Joining the Tradition

The tradition of walk-ons at Wisconsin is long and full of talented players that have turned out to be key contributors, team captains and NFL prospects. Over the weekend, Kettle Moraine senior linebacker Jake Rademacher decided that kind of opportunity was too much too pass up.

MADISON - Paying for college tuition is one thing and having a full ride offer is another, but Kettle Moraine senior linebacker Jake Rademacher knew that he would almost be selling himself short if he turned down an opportunity to play for the two time defending Big Ten champions.

Rademacher had been on linebackers coach Dave Huxtable's radar since the 6-2, 205-pound linebacker came up to another Wisconsin high school summer camp. Getting to work one-on-one with UW's first year linebacker coach, Rademacher certainly made the right kind of impression.

"That's when he (Huxtable) decided that he wanted me on the team," Rademacher said.

On Saturday, Rademacher finally accepted the opportunity, turning down scholarship offers to Butler, Drake, North Dakota and South Dakota State to walk on to the team starting this summer.

"I wanted to reach for the stars and follow my dream of playing at Wisconsin," Rademacher told Badger Nation Sunday. "I really feel like I am pursing that now. I am really glad that I got this opportunity.

Rademacher took in four football games on unofficial visits during the 2011 football season and every time he would see Huxtable, the topic of him playing under his watch came up. Rademacher knew about the tradition UW has set forth of turning walk-on recruits into scholarship athletes, but his official visit over the weekend hammered that point home.

"The coaches had a panel of walk-on players come up and talk to us and it was really good to hear," Rademacher said. "They all said how much they loved it, no matter what situation they were in. Bradie Ewing and Jared Abbrederis were both on the panel all the way down to freshman walk-on players who were just starting out and hadn't had many opportunities yet. All of them wanted to work their way up to what Bradie and Jared had achieved.

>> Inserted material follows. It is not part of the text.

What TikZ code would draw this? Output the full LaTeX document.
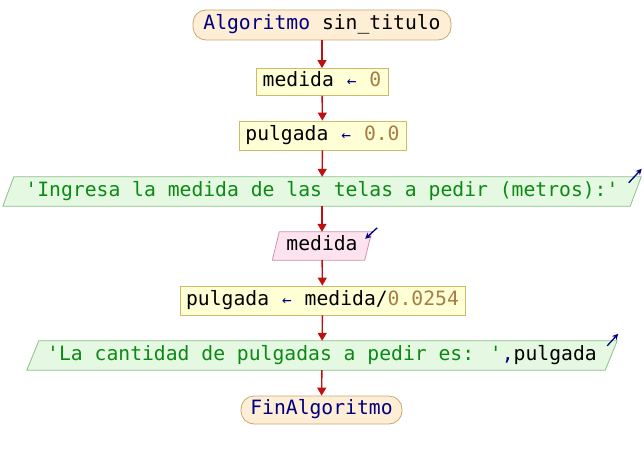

"Interacting with the coaches went very well. Coach Huxtable has become very close with me and my family through the whole process. It's going to be an honor playing for him with the way he coaches and the fantastic year the UW linebackers had. Talking with Coach Bret Bielema, the strength problem and the academics were all great and all were at the top of my list."

Rademacher, who was hosted on the visit by former walk-on turned scholarship player Marcus Trotter, finished last season with roughly 95 tackles, 11 tackles for loss, five forced fumbles and two fumble recoveries for the Lasers. Despite Kettle Moraine finishing the season 4-5, Rademacher became the first Classic 8 defensive player of the year to play on a sub.-500 team.

"It was a great honor for me," Rademacher said. "It was a huge compliment to me, and I guess Coach Hux saw some talent in me."

Rademacher won't be a preferred walk-on, meaning he's not guaranteed a spot on the fall camp's 105-man roster, but said he's optimistic he'll be able to compete if players switch positions or injured players, like fellow walk-on Ethan Armstrong, are unable to return in time.

Even so, Rademacher will move up in the summer, take a class and start going through workouts.

"They won't know for sure until after the Rose Bowl or until into spring ball (when I am going to start), but I am on the 120-man roster," Rademacher said. "Ever since I started playing football, it's been about working as hard as I can and putting in as much as I can. This isn't going to slow me down. I view this as a checkpoint in my timeline to reach my ultimate goal. It's a big deal to me and my family that I am going to be heading there, but it's not going to slow me down at all. What I want to do now is earn a scholarship and be a contributing player on the roster."

Rademacher joins Muskego's Jordan Gruettner as walk-ons in Wisconsin's 2012 recruiting class.